The developments in the areas of trade, immigration, and cooperation in research and higher education show that the new EU members are becoming increasingly important to Norway. Poland and the Baltic countries are especially important because of their geographical proximity.

Figure 2.5 Immigration1 to Norway from the Baltic and Central European countries.

Figure 2.5 Immigration1 to Norway from the Baltic and Central European countries.

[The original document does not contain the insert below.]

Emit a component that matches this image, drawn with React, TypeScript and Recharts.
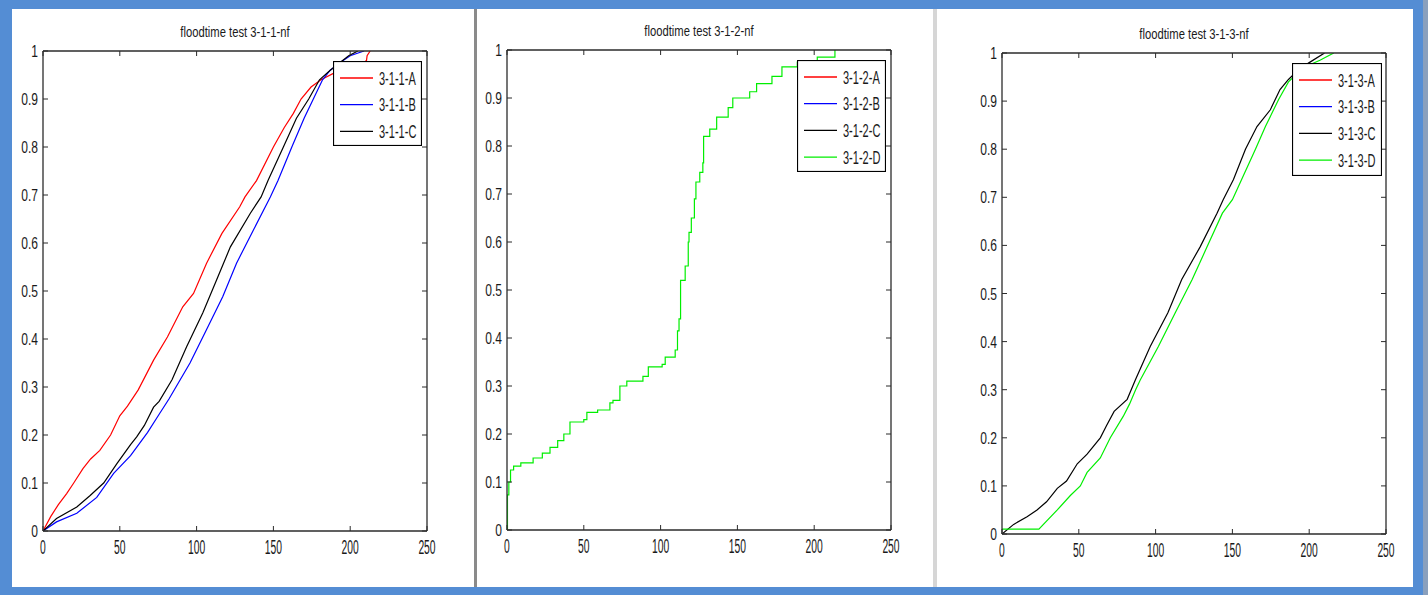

1 According to Statistics Norway’s definition: immigrants and Norwegian-born individuals with two immigrant parents.

Source Statistics Norway

Footnotes

1.

Estonia, Latvia, Lithuania, Poland, the Czech Republic, the Slovak Republic, Hungary, Romania, Bulgaria and Slovenia

2.

OECD figures

3.

Spain, Portugal, Greece, Cyprus and Malta

4.

Source: Eurostat. While the EU average for social protection was 26.4 % of GDP (Expenditure on Social Protection), the average for the 10 new member states in the Baltic and Central Europe was 17.1 %, and all of them were below the EU average.

5.

Eurostat (Statistical Portraits of the Social Situation 2010) uses the term “material deprivation”, which is defined as an enforced lack of at least three of the nine following items: ability to meet unexpected expenses, ability to pay for a one-week annual holiday away from home, existence of arrears (mortgage or rent payments, utility bills, etc.), capacity to have a meal with meat, chicken or fish every second day, capacity to keep home adequately warm, and possession of a washing machine, a colour TV, a telephone or a personal car.

6.

Eurobarometer 2011. The EU-27 average for the proportion of respondents who report that they will probably emigrate at some point during the next 10 years is 11 %. The only Baltic/Central European countries with a higher proportion are Estonia (15 %), Lithuania (24 %) and Latvia (34 %). In the Czech Republic the proportion is as low as 4 %.